Bu odaya soruşturma için girilmediğini öne süren Feyzioğlu, şöyle konuştu:
"Bu, dünyanın en akla zarar iddiasıdır. Aşçı başı, şu, bu toplanmışlar, Bülent Arınç'a suikast girişiminde bulunacaklarmış. Neyle suikastte bulunacak, meyve bıçağıyla mı? Kimler oldukları da çıktı. Bunu vesile kılarak Bülent Arınç'a sözde suikastle ilgisi olmayan kelimelerin kozmik odada aratıldığı görüldü. Nihayetinde Genelkurmay'ın açıklamasından da anlıyoruz ki Türkiye'nin bütün savaş planları, bir yabancı devletin işgal hareketi karşısında cephe gerisinde yapılacak bütün savunma planları, yedekleri milisler gibi bunların isimleri, her şey çöpe gitti. Bu odaya girilmesi, Türkiye Cumhuriyeti'nin güvenliğini maalesef ihlal etti. Bu çok büyük bir suçtur. O soruşturmayı usulsuz başlatanlar da suçludur. O 'Kozmik Oda'ya girip o bilgileri birilerine peşkeş çekmek isteyenler de suçludur. Tabii ki mahkemede saklanması gereken birtakım el yazması belgelerin savcılığa verilmesi de yasaya aykırıdır çünkü kanun çok açık, hakim inceleyebiliyor, savcıya o yetkiyi vermiyor ama savcıya verilmiştir. Burada bir kez daha görülmüştür ki Silahlı Kuvvetlerinin harp imkan ve kabiliyetlerini doğrudan hedef alan bir operasyon yapılmıştır."
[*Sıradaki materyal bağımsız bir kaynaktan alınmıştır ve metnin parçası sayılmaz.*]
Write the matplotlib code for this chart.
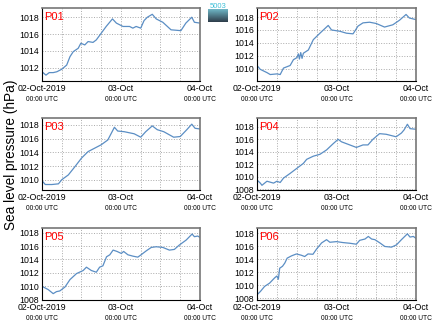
import matplotlib
matplotlib.use('Agg')
import matplotlib.pyplot as plt
import numpy as np

plt.rcParams['font.family'] = ['Liberation Sans', 'DejaVu Sans']

# hours since 02-Oct-2019 00:00 UTC, sea level pressure (hPa)
p01_h = [0, 1.2, 2.2, 3.4, 4.5, 6, 7.5, 8.5, 9.5, 11, 11.8, 13, 14, 15.5, 16.5, 18, 19.5, 21.4,
         22.6, 24.6, 26.6, 27.6, 28.6, 30, 31, 32, 33.5, 34.7, 36.7, 39.2, 42.2, 43.7, 45.5, 46.3, 48]
p01_p = [1011.5, 1011.1, 1011.4, 1011.4, 1011.5, 1011.8, 1012.3, 1013.3, 1013.9, 1014.3, 1014.9, 1014.7,
         1015.1, 1015.0, 1015.3, 1016.1, 1016.9, 1017.8, 1017.3, 1016.9, 1016.9, 1016.7, 1016.9, 1016.7,
         1017.6, 1018.0, 1018.35, 1017.8, 1017.4, 1016.5, 1016.4, 1017.3, 1018.0, 1017.4, 1017.3]

p02_h = [0, 1, 3, 4, 6, 7, 8, 10, 11, 12, 12.5, 12.8, 13.2, 13.6, 14, 15.5, 17, 19, 21.5, 22.5, 25, 27,
         29, 30.5, 32, 34, 36, 38.5, 41, 43, 45, 46, 48]
p02_p = [1010.5, 1009.9, 1009.4, 1009.1, 1009.2, 1009.1, 1010.1, 1010.5, 1011.4, 1011.7, 1012.3, 1011.5,
         1012.5, 1011.6, 1012.4, 1012.9, 1014.5, 1015.5, 1016.7, 1016.0, 1015.8, 1015.5, 1015.4, 1016.6,
         1017.1, 1017.2, 1017.0, 1016.45, 1016.8, 1017.5, 1018.4, 1017.85, 1017.6]

p03_h = [0, 1, 3, 5, 6, 8, 10, 12, 14, 16, 18, 20, 22, 23, 25, 28, 30, 31.5, 33.5, 35, 37, 40, 42,
         44, 45.5, 46.5, 48]
p03_p = [1009.85, 1009.3, 1009.3, 1009.4, 1010.0, 1010.7, 1011.9, 1013.15, 1014.1, 1014.6, 1015.1,
         1015.8, 1017.65, 1017.1, 1017.0, 1016.7, 1016.2, 1017.0, 1017.85, 1017.3, 1017.0, 1016.2,
         1016.3, 1017.3, 1018.1, 1017.5, 1017.4]

p04_h = [0, 1, 1.5, 3, 5, 6, 7, 8, 10, 12, 14, 15, 17, 19, 21, 23, 24.5, 25.5, 28, 30, 32, 33.5, 35,
         37, 39, 42, 43.6, 44.4, 45.4, 46.2, 48]
p04_p = [1009.5, 1009.0, 1008.65, 1009.3, 1009.0, 1009.3, 1009.1, 1009.8, 1010.55, 1011.35, 1012.15,
         1012.8, 1013.3, 1013.6, 1014.3, 1015.3, 1016.0, 1015.6, 1015.1, 1014.7, 1015.1, 1015.1, 1016.0,
         1016.9, 1016.8, 1016.4, 1017.0, 1017.5, 1018.4, 1017.7, 1017.6]

p05_h = [0, 1.9, 3.4, 4.4, 5.4, 7, 8.5, 10.5, 12.5, 13.5, 15, 16.5, 17.5, 18.5, 19.6, 20.6, 21.6, 22.8,
         24.1, 24.8, 26.1, 27.6, 29.1, 30.1, 31.7, 33.2, 34.7, 36.7, 38.7, 40.2, 41.7, 43.8, 45.6, 46.3,
         47.3, 48]
p05_p = [1010.0, 1009.5, 1008.9, 1009.2, 1009.3, 1009.9, 1011.0, 1011.9, 1012.35, 1012.85, 1012.35,
         1012.1, 1012.85, 1013.05, 1014.4, 1014.7, 1015.4, 1015.2, 1014.9, 1015.2, 1014.7, 1014.5,
         1014.35, 1014.7, 1015.3, 1015.8, 1015.9, 1015.8, 1015.4, 1015.5, 1016.15, 1016.9, 1017.8,
         1017.4, 1017.5, 1017.3]

p06_h = [0, 1, 2.3, 3.8, 5.3, 6, 6.45, 6.85, 7.7, 8.4, 9.1, 10.4, 11.9, 13.4, 14.4, 15.4, 16.9, 17.9,
         19.5, 21, 22, 24, 26, 28, 30, 31, 32.6, 33.6, 34.6, 35.6, 37.1, 38.6, 40.6, 42.1, 43.6, 45.4,
         46.2, 47.2, 48]
p06_p = [1008.5, 1009.0, 1009.8, 1010.3, 1011.1, 1011.4, 1010.9, 1012.6, 1012.9, 1013.4, 1014.15,
         1014.5, 1014.8, 1014.6, 1014.4, 1014.8, 1014.75, 1015.5, 1016.5, 1017.0, 1016.6, 1016.7,
         1016.55, 1016.45, 1016.3, 1016.9, 1017.1, 1017.5, 1017.1, 1017.0, 1016.5, 1015.95, 1015.85,
         1016.2, 1017.0, 1017.9, 1017.4, 1017.5, 1017.2]

names = ['P01', 'P02', 'P03', 'P04', 'P05', 'P06']
hours = [p01_h, p02_h, p03_h, p04_h, p05_h, p06_h]
press = [p01_p, p02_p, p03_p, p04_p, p05_p, p06_p]
ylims = [(1010.4, 1019.1), (1008.1, 1019.4), (1008.5, 1019.0),
         (1007.9, 1019.4), (1007.95, 1018.7), (1007.7, 1018.8)]

xtick_pos = [0, 24, 48]
xtick_top = ['02-Oct-2019', '03-Oct', '04-Oct']
xtick_sub = ['00:00 UTC', '00:00 UTC', '00:00 UTC']

W, H = 435, 327
fig = plt.figure(figsize=(W / 100, H / 100), dpi=100)

# axes boxes in pixels: left, right / top, bottom
cols = [(42, 200), (257, 416)]
rows = [(8, 81), (118, 190), (228, 300)]

for i in range(6):
    c0, c1 = cols[i % 2]
    r0, r1 = rows[i // 2]
    ax = fig.add_axes([c0 / W, 1 - r1 / H, (c1 - c0) / W, (r1 - r0) / H])
    ax.plot(hours[i], press[i], color='#5b8ec4', lw=0.9)
    lo, hi = ylims[i]
    yt = [v for v in range(1008, 1020, 2) if lo <= v <= hi]
    ax.set_yticks(yt)
    ax.set_xticks(np.arange(0, 49, 6), minor=True)
    ax.set_xticks(xtick_pos)
    ax.set_xticklabels(xtick_top)
    ax.set_xlim(0, 48)
    ax.set_ylim(lo, hi)
    ax.grid(True, which='both', axis='x', ls=':', color='#aaaaaa', lw=0.7)
    ax.grid(True, which='major', axis='y', ls=':', color='#aaaaaa', lw=0.7)
    ax.tick_params(axis='both', which='both', length=0, labelsize=6.3, pad=2)
    ax.tick_params(axis='x', pad=2.5)
    for s in ['left', 'bottom']:
        ax.spines[s].set_color('black')
        ax.spines[s].set_linewidth(0.8)
    for s in ['top', 'right']:
        ax.spines[s].set_color('#777777')
        ax.spines[s].set_linewidth(1.2)
    for x, t in zip(xtick_pos, xtick_sub):
        ax.annotate(t, xy=(x, 0), xycoords=('data', 'axes fraction'),
                    xytext=(0, -10.5), textcoords='offset points',
                    ha='center', va='top', fontsize=4.8)
    ax.text(0.015, 0.95, names[i], transform=ax.transAxes, color='red',
            fontsize=8, ha='left', va='top')

fig.text(11 / W, 1 - 155 / H, 'Sea level pressure (hPa)', rotation=90,
         ha='center', va='center', fontsize=9.8)

# small logo at top
lax = fig.add_axes([208 / W, 1 - 22 / H, 20 / W, 13 / H])
grad = np.linspace(0, 1, 50).reshape(-1, 1)
lax.imshow(grad, aspect='auto', cmap=matplotlib.colors.LinearSegmentedColormap.from_list(
    'lg', ['#6fb6c6', '#2e3d4a']), extent=(0, 1, 0, 1))
lax.set_axis_off()
fig.text(218 / W, 1 - 6 / H, '5003', color='#3fc0d8', fontsize=5.5,
         ha='center', va='center')

fig.savefig('out.png', dpi=100)
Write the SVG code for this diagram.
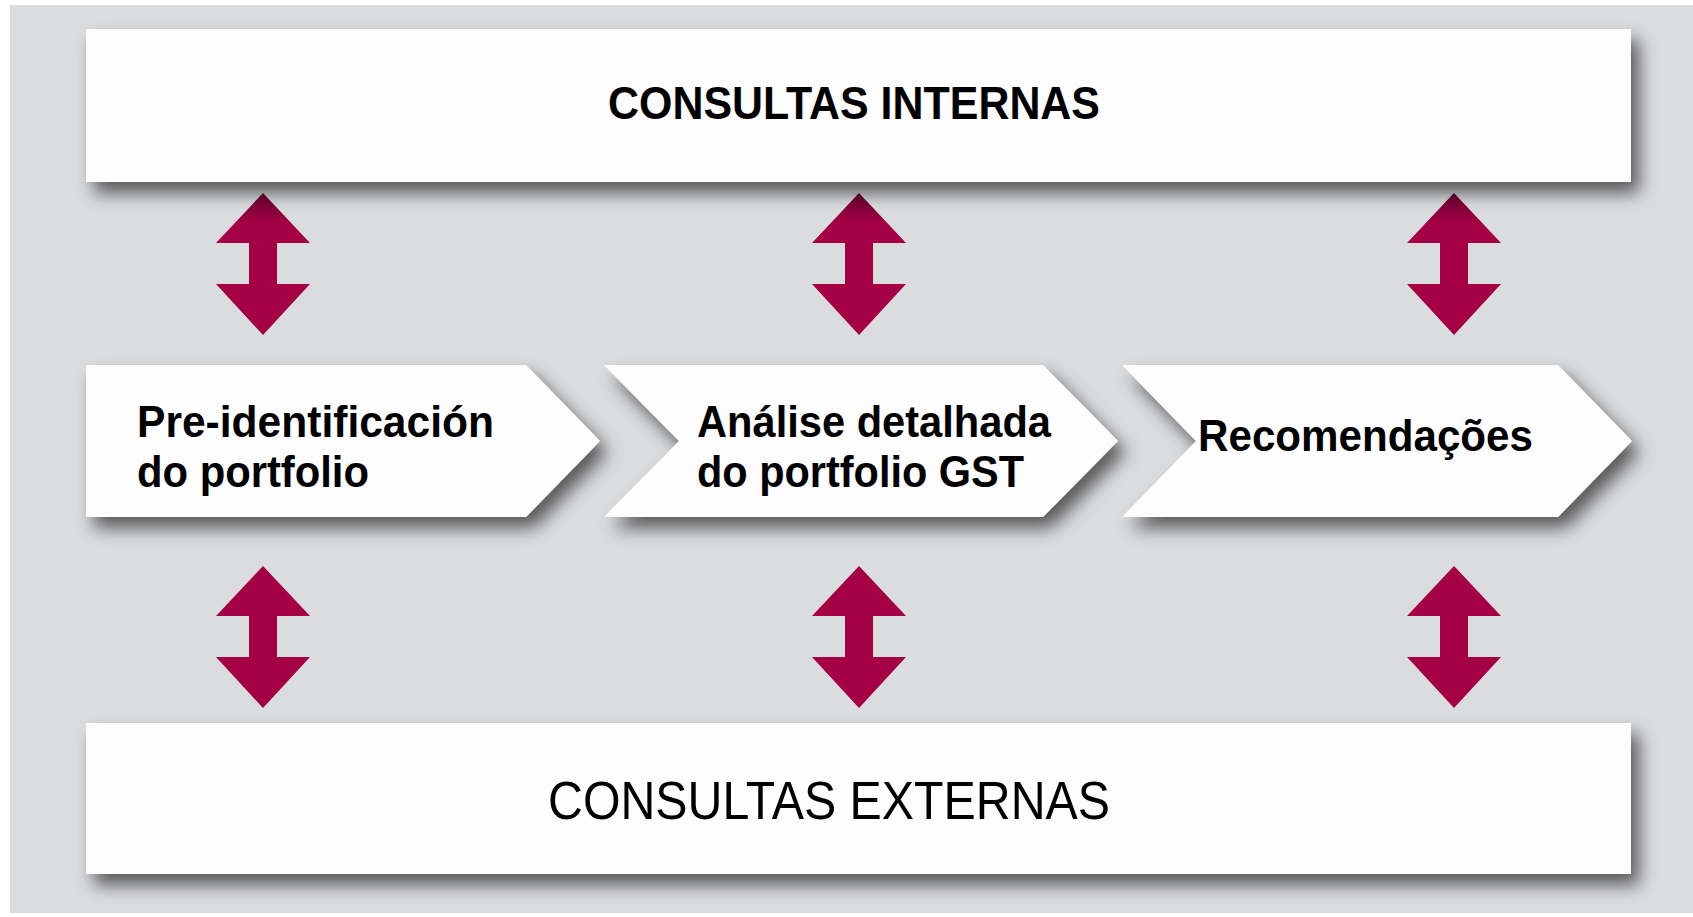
<svg xmlns="http://www.w3.org/2000/svg" width="1693" height="917" viewBox="0 0 1693 917">
  <defs>
    <filter id="sh" x="-10%" y="-40%" width="125%" height="190%">
      <feDropShadow dx="8" dy="11" stdDeviation="9" flood-color="#000" flood-opacity="0.6"/>
    </filter>
    <linearGradient id="topArrow" x1="0" y1="0" x2="0" y2="1">
      <stop offset="0" stop-color="#6a0030"/>
      <stop offset="0.22" stop-color="#a50044"/>
      <stop offset="1" stop-color="#a50044"/>
    </linearGradient>
    <path id="dbl" d="M0,0 L47,50 L14,50 L14,91 L47,91 L0,142 L-47,91 L-14,91 L-14,50 L-47,50 Z"/>
  </defs>
  <style>
    .box { fill: #fdfdfd; filter: url(#sh); }
    .bold { font-family: "Liberation Sans", Arial, sans-serif; font-weight: bold; fill: #000; }
    .reg { font-family: "Liberation Sans", Arial, sans-serif; font-weight: normal; fill: #000; }
    .arr { fill: #a50044; }
    .arrTop { fill: url(#topArrow); }
  </style>
  <rect x="0" y="0" width="1693" height="917" fill="#ffffff"/>
  <rect x="10" y="5" width="1683" height="908" fill="#dbdcde"/>

  <g id="connectors">
    <use href="#dbl" class="arrTop" x="263" y="193"/>
    <use href="#dbl" class="arrTop" x="859" y="193"/>
    <use href="#dbl" class="arrTop" x="1454" y="193"/>
    <use href="#dbl" class="arr" x="263" y="566"/>
    <use href="#dbl" class="arr" x="859" y="566"/>
    <use href="#dbl" class="arr" x="1454" y="566"/>
  </g>

  <g id="consultas-internas">
    <rect class="box" x="86" y="29" width="1545" height="153"/>
    <text class="bold" x="608" y="119" font-size="46" textLength="492" lengthAdjust="spacingAndGlyphs">CONSULTAS INTERNAS</text>
  </g>

  <g id="pre-identificacion">
    <path class="box" d="M86,365 L526,365 L600,441 L526,517 L86,517 Z"/>
    <text class="bold" x="137" y="437" font-size="45" textLength="357" lengthAdjust="spacingAndGlyphs">Pre-identificación</text>
    <text class="bold" x="137" y="487" font-size="45" textLength="232" lengthAdjust="spacingAndGlyphs">do portfolio</text>
  </g>

  <g id="analise-detalhada">
    <path class="box" d="M604,365 L1043,365 L1118,441 L1043,517 L604,517 L679,441 Z"/>
    <text class="bold" x="697" y="437" font-size="45" textLength="354" lengthAdjust="spacingAndGlyphs">Análise detalhada</text>
    <text class="bold" x="697" y="487" font-size="45" textLength="327" lengthAdjust="spacingAndGlyphs">do portfolio GST</text>
  </g>

  <g id="recomendacoes">
    <path class="box" d="M1122,365 L1558,365 L1632,441 L1558,517 L1122,517 L1196,441 Z"/>
    <text class="bold" x="1198" y="451" font-size="45" textLength="335" lengthAdjust="spacingAndGlyphs">Recomendações</text>
  </g>

  <g id="consultas-externas">
    <rect class="box" x="86" y="723" width="1545" height="151"/>
    <text class="reg" x="548" y="819" font-size="53" textLength="562" lengthAdjust="spacingAndGlyphs">CONSULTAS EXTERNAS</text>
  </g>
</svg>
Eskişehir Baro Başkanı Öztekin ve bir avukatın yargılandığı dava
Feyzioğlu, Eskişehir Baro Başkanı Rıza Öztekin ve avukat Tuğba Aksoy'un, 2012 yılının aralık ayında 1'inci Asliye Hukuk Mahkemesi'nde görülen bir davada, hakim Mualla Dündar Uysal ile girdikleri tartışma sonrası haklarında "kamu kurumu faaliyetini cebir veya tehdit kullanarak engelleme" suçundan yargılanmalarına başlanmasına da değindi.
Bu davanın açılmasının doğru olmadığını savunan Feyzioğlu, şunları kaydetti:
"Olayın orada kapandığını sanıyorduk fakat orada dönemin Hakimler ve Savcılar Yüksek Kurulu (HSYK), Eskişehir Adliyesi'ni ziyaret halindeymiş. Öztekin'in duruşmasında anlaşıldı ki hakime hanım da müdahil olarak gelmiş. Bize, 'Ben aslında barışmıştım, böyle bir girişimde bulunmayacaktım, HSYK bana mutlaka ihbar et dedi' diye ifade verdi. HSYK, hakimlerin patronu veya meslek örgütü değildir. Ne demek, HSYK, hakime talimat veriyor da 'bir baro başkanını savcılığa ver, ihbar et' diye telkin ve tavsiyede bulunuyor. O dönemin HSYK'sında kim hakime o talimatı verdiyse suç işlemiştir, görevini kötüye kullanmıştır. Anayasaya aykırı davranmıştır ve suçtur. Bu olay, önceki HSYK döneminde gerçekleşti. Şu anki HSYK'nın bize yönelik veya herhangi bir yanlışını şimdiye kadar görmedik. Gördüğümüz zaman aynı kararlılıkla onlara da aynısını yaparız ama bu HSYK'nın, dönemin HSYK'sının üzerine gitmesini bekliyoruz."